▶ [Collected data]
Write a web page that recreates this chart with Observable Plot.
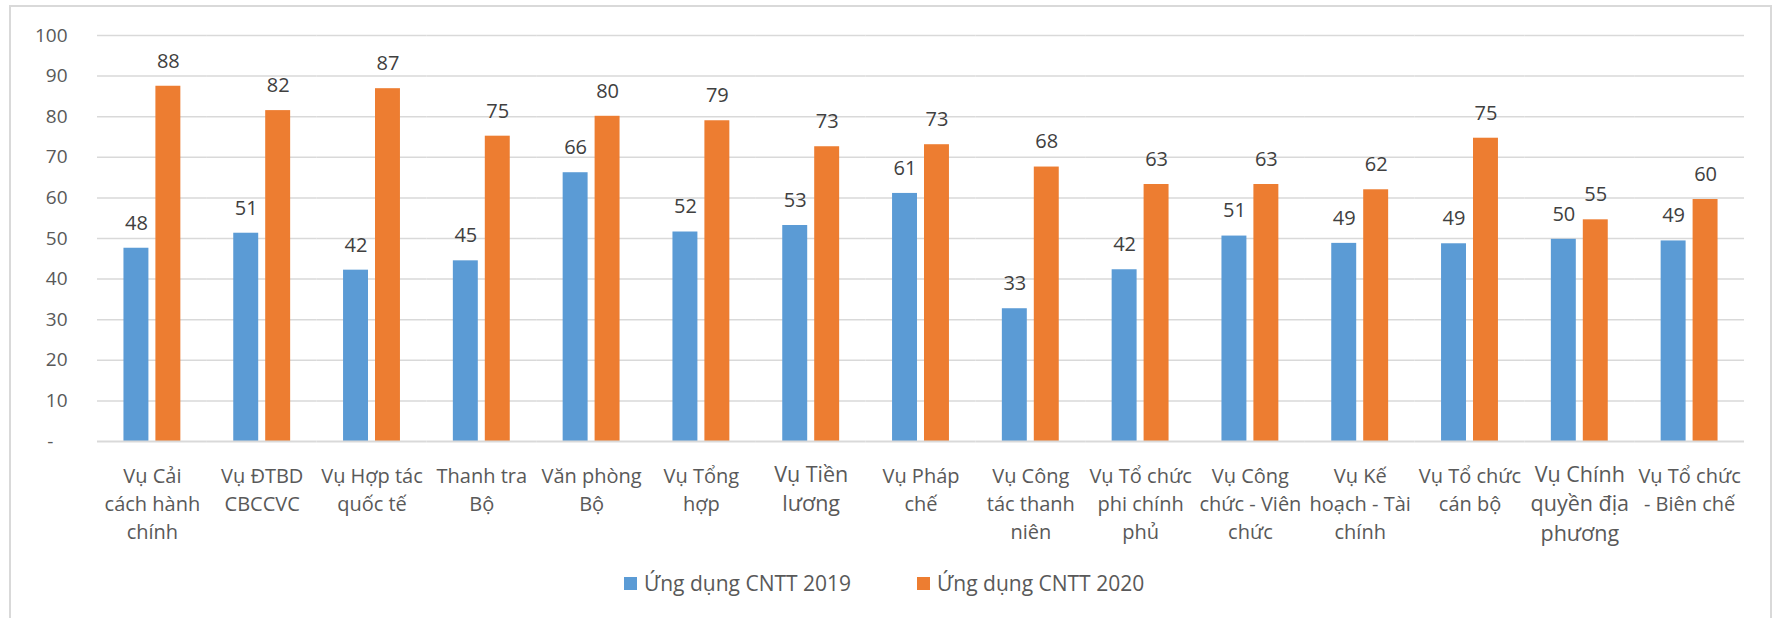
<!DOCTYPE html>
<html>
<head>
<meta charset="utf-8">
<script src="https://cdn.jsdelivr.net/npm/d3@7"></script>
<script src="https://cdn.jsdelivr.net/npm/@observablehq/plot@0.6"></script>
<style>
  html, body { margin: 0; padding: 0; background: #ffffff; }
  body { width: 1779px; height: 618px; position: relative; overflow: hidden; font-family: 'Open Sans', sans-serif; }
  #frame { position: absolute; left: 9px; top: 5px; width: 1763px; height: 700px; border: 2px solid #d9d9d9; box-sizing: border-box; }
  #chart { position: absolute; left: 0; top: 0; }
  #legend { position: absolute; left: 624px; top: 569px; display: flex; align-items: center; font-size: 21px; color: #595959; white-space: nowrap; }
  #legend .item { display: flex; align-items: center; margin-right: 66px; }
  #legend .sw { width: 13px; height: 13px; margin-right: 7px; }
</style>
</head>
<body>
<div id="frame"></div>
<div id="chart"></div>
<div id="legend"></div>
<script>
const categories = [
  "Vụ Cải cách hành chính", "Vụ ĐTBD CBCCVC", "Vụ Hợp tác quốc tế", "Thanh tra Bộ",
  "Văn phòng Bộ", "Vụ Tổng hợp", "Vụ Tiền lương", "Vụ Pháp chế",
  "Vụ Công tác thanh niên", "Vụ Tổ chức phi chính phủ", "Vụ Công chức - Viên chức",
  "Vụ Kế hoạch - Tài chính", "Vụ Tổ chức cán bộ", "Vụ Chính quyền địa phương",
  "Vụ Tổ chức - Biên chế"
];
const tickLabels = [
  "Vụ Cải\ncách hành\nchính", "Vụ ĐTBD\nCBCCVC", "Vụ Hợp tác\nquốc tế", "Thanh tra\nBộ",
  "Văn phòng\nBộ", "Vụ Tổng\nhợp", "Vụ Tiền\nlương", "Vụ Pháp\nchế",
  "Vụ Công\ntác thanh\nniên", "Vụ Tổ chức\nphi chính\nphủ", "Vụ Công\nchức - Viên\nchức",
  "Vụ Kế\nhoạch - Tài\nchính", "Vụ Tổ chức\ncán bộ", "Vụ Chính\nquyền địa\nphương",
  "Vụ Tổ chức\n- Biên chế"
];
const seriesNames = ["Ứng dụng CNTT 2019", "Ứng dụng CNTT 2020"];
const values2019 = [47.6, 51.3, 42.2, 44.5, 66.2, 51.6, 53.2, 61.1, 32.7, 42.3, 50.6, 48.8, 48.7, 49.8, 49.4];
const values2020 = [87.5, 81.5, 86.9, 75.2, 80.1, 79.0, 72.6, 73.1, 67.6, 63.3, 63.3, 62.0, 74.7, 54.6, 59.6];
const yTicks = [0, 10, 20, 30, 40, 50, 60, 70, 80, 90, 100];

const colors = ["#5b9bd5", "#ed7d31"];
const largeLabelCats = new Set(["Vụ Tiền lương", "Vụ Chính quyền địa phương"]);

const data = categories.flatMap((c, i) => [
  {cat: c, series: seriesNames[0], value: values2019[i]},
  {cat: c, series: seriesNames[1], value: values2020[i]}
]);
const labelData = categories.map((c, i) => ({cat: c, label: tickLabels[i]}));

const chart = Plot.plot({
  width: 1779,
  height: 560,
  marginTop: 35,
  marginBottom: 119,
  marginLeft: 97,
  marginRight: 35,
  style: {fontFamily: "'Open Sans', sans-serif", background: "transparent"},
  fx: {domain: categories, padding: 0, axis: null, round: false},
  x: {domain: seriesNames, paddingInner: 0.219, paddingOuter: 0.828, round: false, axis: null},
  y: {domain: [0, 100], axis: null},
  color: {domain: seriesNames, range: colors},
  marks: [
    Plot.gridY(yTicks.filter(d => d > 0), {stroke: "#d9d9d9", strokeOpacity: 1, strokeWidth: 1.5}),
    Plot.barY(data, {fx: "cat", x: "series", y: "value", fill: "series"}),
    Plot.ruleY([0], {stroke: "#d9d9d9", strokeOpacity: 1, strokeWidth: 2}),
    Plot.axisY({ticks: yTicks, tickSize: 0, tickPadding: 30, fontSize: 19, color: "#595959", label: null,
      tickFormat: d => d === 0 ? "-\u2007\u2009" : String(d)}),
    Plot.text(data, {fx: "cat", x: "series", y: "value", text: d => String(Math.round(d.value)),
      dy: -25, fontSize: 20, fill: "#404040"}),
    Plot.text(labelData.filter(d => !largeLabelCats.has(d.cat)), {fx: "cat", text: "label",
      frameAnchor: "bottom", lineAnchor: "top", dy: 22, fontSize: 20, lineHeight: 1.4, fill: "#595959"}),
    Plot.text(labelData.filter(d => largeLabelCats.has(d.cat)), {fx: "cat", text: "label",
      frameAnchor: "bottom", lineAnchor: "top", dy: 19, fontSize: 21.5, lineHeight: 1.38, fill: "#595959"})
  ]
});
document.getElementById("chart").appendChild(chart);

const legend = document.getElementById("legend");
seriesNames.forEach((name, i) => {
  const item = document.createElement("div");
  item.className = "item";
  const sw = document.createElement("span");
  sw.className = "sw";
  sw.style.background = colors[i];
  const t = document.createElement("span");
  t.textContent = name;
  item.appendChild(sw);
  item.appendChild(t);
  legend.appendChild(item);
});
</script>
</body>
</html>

▶ [What needs to be done]
Make an exact copy of the whole listing, but don't bring over any pictures.

▶ [Problem solution]
Write a web page that recreates this chart with Observable Plot.
<!DOCTYPE html>
<html>
<head>
<meta charset="utf-8">
<script src="https://cdn.jsdelivr.net/npm/d3@7"></script>
<script src="https://cdn.jsdelivr.net/npm/@observablehq/plot@0.6"></script>
<style>
  html, body { margin: 0; padding: 0; background: #ffffff; }
  body { width: 1779px; height: 618px; position: relative; overflow: hidden; font-family: 'Open Sans', sans-serif; }
  #frame { position: absolute; left: 9px; top: 5px; width: 1763px; height: 700px; border: 2px solid #d9d9d9; box-sizing: border-box; }
  #chart { position: absolute; left: 0; top: 0; }
  #legend { position: absolute; left: 624px; top: 569px; display: flex; align-items: center; font-size: 21px; color: #595959; white-space: nowrap; }
  #legend .item { display: flex; align-items: center; margin-right: 66px; }
  #legend .sw { width: 13px; height: 13px; margin-right: 7px; }
</style>
</head>
<body>
<div id="frame"></div>
<div id="chart"></div>
<div id="legend"></div>
<script>
const categories = [
  "Vụ Cải cách hành chính", "Vụ ĐTBD CBCCVC", "Vụ Hợp tác quốc tế", "Thanh tra Bộ",
  "Văn phòng Bộ", "Vụ Tổng hợp", "Vụ Tiền lương", "Vụ Pháp chế",
  "Vụ Công tác thanh niên", "Vụ Tổ chức phi chính phủ", "Vụ Công chức - Viên chức",
  "Vụ Kế hoạch - Tài chính", "Vụ Tổ chức cán bộ", "Vụ Chính quyền địa phương",
  "Vụ Tổ chức - Biên chế"
];
const tickLabels = [
  "Vụ Cải\ncách hành\nchính", "Vụ ĐTBD\nCBCCVC", "Vụ Hợp tác\nquốc tế", "Thanh tra\nBộ",
  "Văn phòng\nBộ", "Vụ Tổng\nhợp", "Vụ Tiền\nlương", "Vụ Pháp\nchế",
  "Vụ Công\ntác thanh\nniên", "Vụ Tổ chức\nphi chính\nphủ", "Vụ Công\nchức - Viên\nchức",
  "Vụ Kế\nhoạch - Tài\nchính", "Vụ Tổ chức\ncán bộ", "Vụ Chính\nquyền địa\nphương",
  "Vụ Tổ chức\n- Biên chế"
];
const seriesNames = ["Ứng dụng CNTT 2019", "Ứng dụng CNTT 2020"];
const values2019 = [47.6, 51.3, 42.2, 44.5, 66.2, 51.6, 53.2, 61.1, 32.7, 42.3, 50.6, 48.8, 48.7, 49.8, 49.4];
const values2020 = [87.5, 81.5, 86.9, 75.2, 80.1, 79.0, 72.6, 73.1, 67.6, 63.3, 63.3, 62.0, 74.7, 54.6, 59.6];
const yTicks = [0, 10, 20, 30, 40, 50, 60, 70, 80, 90, 100];

const colors = ["#5b9bd5", "#ed7d31"];
const largeLabelCats = new Set(["Vụ Tiền lương", "Vụ Chính quyền địa phương"]);

const data = categories.flatMap((c, i) => [
  {cat: c, series: seriesNames[0], value: values2019[i]},
  {cat: c, series: seriesNames[1], value: values2020[i]}
]);
const labelData = categories.map((c, i) => ({cat: c, label: tickLabels[i]}));

const chart = Plot.plot({
  width: 1779,
  height: 560,
  marginTop: 35,
  marginBottom: 119,
  marginLeft: 97,
  marginRight: 35,
  style: {fontFamily: "'Open Sans', sans-serif", background: "transparent"},
  fx: {domain: categories, padding: 0, axis: null, round: false},
  x: {domain: seriesNames, paddingInner: 0.219, paddingOuter: 0.828, round: false, axis: null},
  y: {domain: [0, 100], axis: null},
  color: {domain: seriesNames, range: colors},
  marks: [
    Plot.gridY(yTicks.filter(d => d > 0), {stroke: "#d9d9d9", strokeOpacity: 1, strokeWidth: 1.5}),
    Plot.barY(data, {fx: "cat", x: "series", y: "value", fill: "series"}),
    Plot.ruleY([0], {stroke: "#d9d9d9", strokeOpacity: 1, strokeWidth: 2}),
    Plot.axisY({ticks: yTicks, tickSize: 0, tickPadding: 30, fontSize: 19, color: "#595959", label: null,
      tickFormat: d => d === 0 ? "-\u2007\u2009" : String(d)}),
    Plot.text(data, {fx: "cat", x: "series", y: "value", text: d => String(Math.round(d.value)),
      dy: -25, fontSize: 20, fill: "#404040"}),
    Plot.text(labelData.filter(d => !largeLabelCats.has(d.cat)), {fx: "cat", text: "label",
      frameAnchor: "bottom", lineAnchor: "top", dy: 22, fontSize: 20, lineHeight: 1.4, fill: "#595959"}),
    Plot.text(labelData.filter(d => largeLabelCats.has(d.cat)), {fx: "cat", text: "label",
      frameAnchor: "bottom", lineAnchor: "top", dy: 19, fontSize: 21.5, lineHeight: 1.38, fill: "#595959"})
  ]
});
document.getElementById("chart").appendChild(chart);

const legend = document.getElementById("legend");
seriesNames.forEach((name, i) => {
  const item = document.createElement("div");
  item.className = "item";
  const sw = document.createElement("span");
  sw.className = "sw";
  sw.style.background = colors[i];
  const t = document.createElement("span");
  t.textContent = name;
  item.appendChild(sw);
  item.appendChild(t);
  legend.appendChild(item);
});
</script>
</body>
</html>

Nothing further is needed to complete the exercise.